**WHAT TO DO:** Without including the pictures, copy out every line below.
#####
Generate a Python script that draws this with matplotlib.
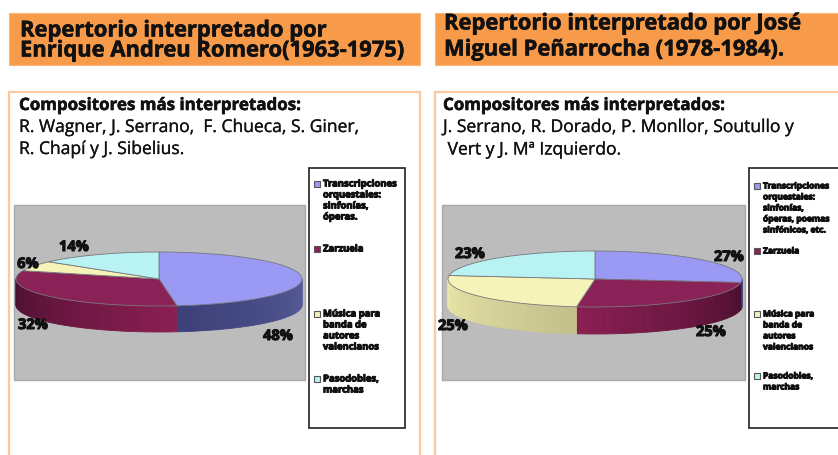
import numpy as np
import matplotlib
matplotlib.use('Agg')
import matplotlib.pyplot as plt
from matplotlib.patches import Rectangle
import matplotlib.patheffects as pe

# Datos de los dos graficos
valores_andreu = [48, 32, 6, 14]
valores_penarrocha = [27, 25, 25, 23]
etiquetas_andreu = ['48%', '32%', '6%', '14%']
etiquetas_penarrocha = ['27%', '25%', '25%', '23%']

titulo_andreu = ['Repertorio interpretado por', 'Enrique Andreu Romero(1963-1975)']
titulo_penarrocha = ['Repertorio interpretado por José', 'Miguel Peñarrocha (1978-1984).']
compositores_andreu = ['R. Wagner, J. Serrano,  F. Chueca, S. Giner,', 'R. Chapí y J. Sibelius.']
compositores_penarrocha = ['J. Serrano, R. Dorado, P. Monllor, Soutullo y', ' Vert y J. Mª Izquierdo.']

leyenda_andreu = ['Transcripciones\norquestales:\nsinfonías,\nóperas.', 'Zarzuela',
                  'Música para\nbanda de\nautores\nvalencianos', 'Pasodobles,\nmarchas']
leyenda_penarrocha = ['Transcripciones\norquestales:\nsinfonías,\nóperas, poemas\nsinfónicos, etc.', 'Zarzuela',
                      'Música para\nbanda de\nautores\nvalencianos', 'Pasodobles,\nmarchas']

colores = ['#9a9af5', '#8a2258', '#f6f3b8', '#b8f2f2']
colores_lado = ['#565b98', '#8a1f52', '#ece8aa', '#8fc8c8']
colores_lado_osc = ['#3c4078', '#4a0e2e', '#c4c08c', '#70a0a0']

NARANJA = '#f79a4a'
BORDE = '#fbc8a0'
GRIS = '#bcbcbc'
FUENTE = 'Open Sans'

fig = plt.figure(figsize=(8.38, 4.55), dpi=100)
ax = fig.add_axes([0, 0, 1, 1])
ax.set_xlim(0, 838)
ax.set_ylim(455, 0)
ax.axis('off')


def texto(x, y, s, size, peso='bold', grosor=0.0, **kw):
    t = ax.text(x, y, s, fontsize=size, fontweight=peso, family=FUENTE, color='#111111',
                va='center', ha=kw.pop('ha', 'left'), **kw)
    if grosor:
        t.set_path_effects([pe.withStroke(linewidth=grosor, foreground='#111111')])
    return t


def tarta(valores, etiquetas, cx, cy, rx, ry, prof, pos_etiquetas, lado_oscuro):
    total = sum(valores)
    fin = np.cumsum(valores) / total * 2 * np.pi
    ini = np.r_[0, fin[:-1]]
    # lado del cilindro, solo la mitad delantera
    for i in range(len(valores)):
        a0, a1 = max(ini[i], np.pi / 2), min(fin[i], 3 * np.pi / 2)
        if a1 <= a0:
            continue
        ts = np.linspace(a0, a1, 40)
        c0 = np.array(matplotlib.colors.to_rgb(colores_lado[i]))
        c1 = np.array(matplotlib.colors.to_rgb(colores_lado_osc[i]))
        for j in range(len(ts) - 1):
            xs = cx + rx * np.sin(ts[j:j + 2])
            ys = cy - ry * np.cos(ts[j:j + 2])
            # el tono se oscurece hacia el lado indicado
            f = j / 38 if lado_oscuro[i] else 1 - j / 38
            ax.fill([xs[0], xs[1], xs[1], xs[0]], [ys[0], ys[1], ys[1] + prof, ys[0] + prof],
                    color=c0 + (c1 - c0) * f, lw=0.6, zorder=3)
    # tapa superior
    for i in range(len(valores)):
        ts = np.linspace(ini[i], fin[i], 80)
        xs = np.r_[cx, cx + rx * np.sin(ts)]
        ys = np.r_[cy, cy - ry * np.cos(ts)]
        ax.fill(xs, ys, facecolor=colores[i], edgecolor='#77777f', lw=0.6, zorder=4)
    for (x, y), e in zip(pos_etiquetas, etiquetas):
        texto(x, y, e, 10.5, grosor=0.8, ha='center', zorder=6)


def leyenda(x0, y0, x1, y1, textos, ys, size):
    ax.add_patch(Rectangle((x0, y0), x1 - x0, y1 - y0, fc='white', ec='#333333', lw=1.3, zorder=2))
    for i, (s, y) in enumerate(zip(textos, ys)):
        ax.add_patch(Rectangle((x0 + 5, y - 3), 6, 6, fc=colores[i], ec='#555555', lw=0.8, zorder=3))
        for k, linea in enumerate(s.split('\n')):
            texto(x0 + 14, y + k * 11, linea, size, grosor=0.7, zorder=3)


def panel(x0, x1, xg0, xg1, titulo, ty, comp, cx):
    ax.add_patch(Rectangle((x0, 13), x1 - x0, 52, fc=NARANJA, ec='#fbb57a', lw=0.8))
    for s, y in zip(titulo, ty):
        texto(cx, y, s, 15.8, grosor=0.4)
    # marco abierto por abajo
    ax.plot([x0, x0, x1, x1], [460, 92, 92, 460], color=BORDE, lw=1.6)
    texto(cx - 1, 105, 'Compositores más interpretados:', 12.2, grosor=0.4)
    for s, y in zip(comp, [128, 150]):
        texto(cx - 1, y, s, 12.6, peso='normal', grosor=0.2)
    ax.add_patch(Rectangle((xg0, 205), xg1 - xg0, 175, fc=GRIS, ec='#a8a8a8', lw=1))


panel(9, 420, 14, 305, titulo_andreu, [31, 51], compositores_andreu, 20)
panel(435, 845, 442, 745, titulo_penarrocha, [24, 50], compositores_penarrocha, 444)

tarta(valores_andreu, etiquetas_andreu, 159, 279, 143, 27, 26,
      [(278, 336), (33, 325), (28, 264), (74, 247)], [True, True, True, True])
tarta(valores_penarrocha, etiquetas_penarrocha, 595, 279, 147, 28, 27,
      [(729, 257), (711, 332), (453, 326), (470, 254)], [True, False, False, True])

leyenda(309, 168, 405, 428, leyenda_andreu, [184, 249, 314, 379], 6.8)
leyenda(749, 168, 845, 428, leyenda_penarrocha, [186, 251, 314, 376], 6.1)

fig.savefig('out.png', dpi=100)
#####
**RESPONSE TO THE EXERCISE:**
Generate a Python script that draws this with matplotlib.
import numpy as np
import matplotlib
matplotlib.use('Agg')
import matplotlib.pyplot as plt
from matplotlib.patches import Rectangle
import matplotlib.patheffects as pe

# Datos de los dos graficos
valores_andreu = [48, 32, 6, 14]
valores_penarrocha = [27, 25, 25, 23]
etiquetas_andreu = ['48%', '32%', '6%', '14%']
etiquetas_penarrocha = ['27%', '25%', '25%', '23%']

titulo_andreu = ['Repertorio interpretado por', 'Enrique Andreu Romero(1963-1975)']
titulo_penarrocha = ['Repertorio interpretado por José', 'Miguel Peñarrocha (1978-1984).']
compositores_andreu = ['R. Wagner, J. Serrano,  F. Chueca, S. Giner,', 'R. Chapí y J. Sibelius.']
compositores_penarrocha = ['J. Serrano, R. Dorado, P. Monllor, Soutullo y', ' Vert y J. Mª Izquierdo.']

leyenda_andreu = ['Transcripciones\norquestales:\nsinfonías,\nóperas.', 'Zarzuela',
                  'Música para\nbanda de\nautores\nvalencianos', 'Pasodobles,\nmarchas']
leyenda_penarrocha = ['Transcripciones\norquestales:\nsinfonías,\nóperas, poemas\nsinfónicos, etc.', 'Zarzuela',
                      'Música para\nbanda de\nautores\nvalencianos', 'Pasodobles,\nmarchas']

colores = ['#9a9af5', '#8a2258', '#f6f3b8', '#b8f2f2']
colores_lado = ['#565b98', '#8a1f52', '#ece8aa', '#8fc8c8']
colores_lado_osc = ['#3c4078', '#4a0e2e', '#c4c08c', '#70a0a0']

NARANJA = '#f79a4a'
BORDE = '#fbc8a0'
GRIS = '#bcbcbc'
FUENTE = 'Open Sans'

fig = plt.figure(figsize=(8.38, 4.55), dpi=100)
ax = fig.add_axes([0, 0, 1, 1])
ax.set_xlim(0, 838)
ax.set_ylim(455, 0)
ax.axis('off')


def texto(x, y, s, size, peso='bold', grosor=0.0, **kw):
    t = ax.text(x, y, s, fontsize=size, fontweight=peso, family=FUENTE, color='#111111',
                va='center', ha=kw.pop('ha', 'left'), **kw)
    if grosor:
        t.set_path_effects([pe.withStroke(linewidth=grosor, foreground='#111111')])
    return t


def tarta(valores, etiquetas, cx, cy, rx, ry, prof, pos_etiquetas, lado_oscuro):
    total = sum(valores)
    fin = np.cumsum(valores) / total * 2 * np.pi
    ini = np.r_[0, fin[:-1]]
    # lado del cilindro, solo la mitad delantera
    for i in range(len(valores)):
        a0, a1 = max(ini[i], np.pi / 2), min(fin[i], 3 * np.pi / 2)
        if a1 <= a0:
            continue
        ts = np.linspace(a0, a1, 40)
        c0 = np.array(matplotlib.colors.to_rgb(colores_lado[i]))
        c1 = np.array(matplotlib.colors.to_rgb(colores_lado_osc[i]))
        for j in range(len(ts) - 1):
            xs = cx + rx * np.sin(ts[j:j + 2])
            ys = cy - ry * np.cos(ts[j:j + 2])
            # el tono se oscurece hacia el lado indicado
            f = j / 38 if lado_oscuro[i] else 1 - j / 38
            ax.fill([xs[0], xs[1], xs[1], xs[0]], [ys[0], ys[1], ys[1] + prof, ys[0] + prof],
                    color=c0 + (c1 - c0) * f, lw=0.6, zorder=3)
    # tapa superior
    for i in range(len(valores)):
        ts = np.linspace(ini[i], fin[i], 80)
        xs = np.r_[cx, cx + rx * np.sin(ts)]
        ys = np.r_[cy, cy - ry * np.cos(ts)]
        ax.fill(xs, ys, facecolor=colores[i], edgecolor='#77777f', lw=0.6, zorder=4)
    for (x, y), e in zip(pos_etiquetas, etiquetas):
        texto(x, y, e, 10.5, grosor=0.8, ha='center', zorder=6)


def leyenda(x0, y0, x1, y1, textos, ys, size):
    ax.add_patch(Rectangle((x0, y0), x1 - x0, y1 - y0, fc='white', ec='#333333', lw=1.3, zorder=2))
    for i, (s, y) in enumerate(zip(textos, ys)):
        ax.add_patch(Rectangle((x0 + 5, y - 3), 6, 6, fc=colores[i], ec='#555555', lw=0.8, zorder=3))
        for k, linea in enumerate(s.split('\n')):
            texto(x0 + 14, y + k * 11, linea, size, grosor=0.7, zorder=3)


def panel(x0, x1, xg0, xg1, titulo, ty, comp, cx):
    ax.add_patch(Rectangle((x0, 13), x1 - x0, 52, fc=NARANJA, ec='#fbb57a', lw=0.8))
    for s, y in zip(titulo, ty):
        texto(cx, y, s, 15.8, grosor=0.4)
    # marco abierto por abajo
    ax.plot([x0, x0, x1, x1], [460, 92, 92, 460], color=BORDE, lw=1.6)
    texto(cx - 1, 105, 'Compositores más interpretados:', 12.2, grosor=0.4)
    for s, y in zip(comp, [128, 150]):
        texto(cx - 1, y, s, 12.6, peso='normal', grosor=0.2)
    ax.add_patch(Rectangle((xg0, 205), xg1 - xg0, 175, fc=GRIS, ec='#a8a8a8', lw=1))


panel(9, 420, 14, 305, titulo_andreu, [31, 51], compositores_andreu, 20)
panel(435, 845, 442, 745, titulo_penarrocha, [24, 50], compositores_penarrocha, 444)

tarta(valores_andreu, etiquetas_andreu, 159, 279, 143, 27, 26,
      [(278, 336), (33, 325), (28, 264), (74, 247)], [True, True, True, True])
tarta(valores_penarrocha, etiquetas_penarrocha, 595, 279, 147, 28, 27,
      [(729, 257), (711, 332), (453, 326), (470, 254)], [True, False, False, True])

leyenda(309, 168, 405, 428, leyenda_andreu, [184, 249, 314, 379], 6.8)
leyenda(749, 168, 845, 428, leyenda_penarrocha, [186, 251, 314, 376], 6.1)

fig.savefig('out.png', dpi=100)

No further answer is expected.